A report by an economics professor at Ohio State University says shale gas development in eastern Ohio will generate jobs, but only a fraction of the total projected by the industry.

In a 38-page report titled “Economic Value of Shale Natural Gas in Ohio,” Mark Partridge and doctoral student Amanda Weinstein estimate that about 20,000 jobs will be directly and indirectly created in Ohio over the next four years as energy companies develop the state’s portion of the Marcellus and Utica shales.

“We’re not condemning natural gas,” Partridge told NGI’s Shale Daily on Monday. “It has a lower carbon footprint, it’s cheaper and without it we would have to rely much more on coal. But there is a boom-bust cycle to this, and from an economic development standpoint, we need to have long-range planning.”

He added that economists “and other independent people who look at our report are going to come up with about the same [jobs] numbers,” and referred to a study by Pennsylvania State University released in August that found development in the Marcellus Shale created about 23,000 new jobs in Pennsylvania in 2009 (see Shale Daily, Aug. 30).

According to Partridge, it would be more realistic to project that shale gas development would create about 20,000 jobs in Ohio over the next four years. That projection is one-tenth of the 200,000 jobs forecast by the Ohio Oil & Gas Energy Education Program (OOGEEP), which released its findings in September (see Shale Daily, Sept. 23). The OOGEEP report was conducted by Cleveland-based economic research firm Kleinhenz & Associates Inc. with input from four state universities, including Ohio State.

According to the Partridge report, the job creation figures put forth by the industry were flawed because they failed to take into account the costs of natural gas extraction, coupled with an unrealistic assumption of how much hiring and spending would occur in Ohio.

“Ohio has a long history of energy booms that illustrates that booms too often have few lasting effects,” the report said. “Ohioans need to be aware of this cycle if they are to make prudent decisions and try to gain sustainable gains after the boom has ended.”

Partridge asserts that it would difficult to assume shale gas development would be any different.

“There’s no reason to think that you’re not going to have a pretty common cycle,” Partridge said. “You’re going to have a construction phase where you’re putting in the rigs and building some infrastructure. But once the rigs are producing you won’t need as many people. So you won’t have a lot of permanent effect on the local economy.”

Partridge said the OOGEEP study — as well as a second conducted by Penn State in July, which asserted that Marcellus development supported nearly 140,000 jobs in Pennsylvania in 2010 (see Shale Daily, July 22) — had inflated job creation estimates because researchers may have double counted some jobs and used unreliable software programs for their computations.

“These studies have multipliers well above what any credible economist would put their name on,” Partridge said.

What happened in neighboring Pennsylvania was also a factor in the Partridge report, which found that state had gained about 20,000 direct, indirect and induced jobs in the shale gas industry from 2004 to 2010.

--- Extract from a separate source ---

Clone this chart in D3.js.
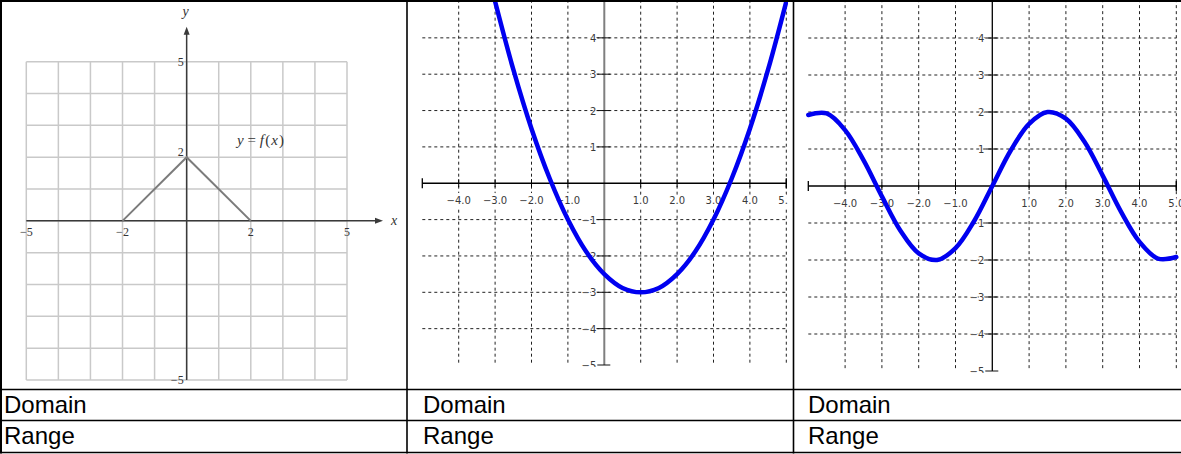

“[That] is a far cry fewer than the [more than] 100,000 jobs reported in industry-funded studies,” the Partridge report said. “Given the anticipated size of the boom, Ohio is expected to follow Pennsylvania’s experience [with job creation].”

Both before and after taking office nearly one year ago, Gov. John Kasich has been a strong proponent of shale gas development in Ohio (see Shale Daily, Sept. 26; Jan. 4). Kasich spokesman Rob Nichols told the Columbus Dispatch that the disparity between the two job creation reports was of little consequence.

“Whether it’s 20,000 jobs or 200,000, that’s tens of thousands of families living in a part of the state that’s starving for good economic news who would say, ‘Sounds good, sign me up,'” Nichols said.

OOGEEP Executive Director Rhonda Reda told NGI’s Shale Daily that state economic development officials and the industry were stunned by the Partridge report.

“It caught everybody off guard,” Reda said. “In talking with industry as well as the very large players, nobody can figure out where they got this data from. I’m not going to challenge that other than saying we still stand behind the study that we did and the projections we gave.

“We looked at confidentiality agreements and business development plans in the Utica for the next five years. We’re still very confident in those numbers. You wouldn’t see all of the workforce initiatives out there if we did not believe those numbers were accurate.”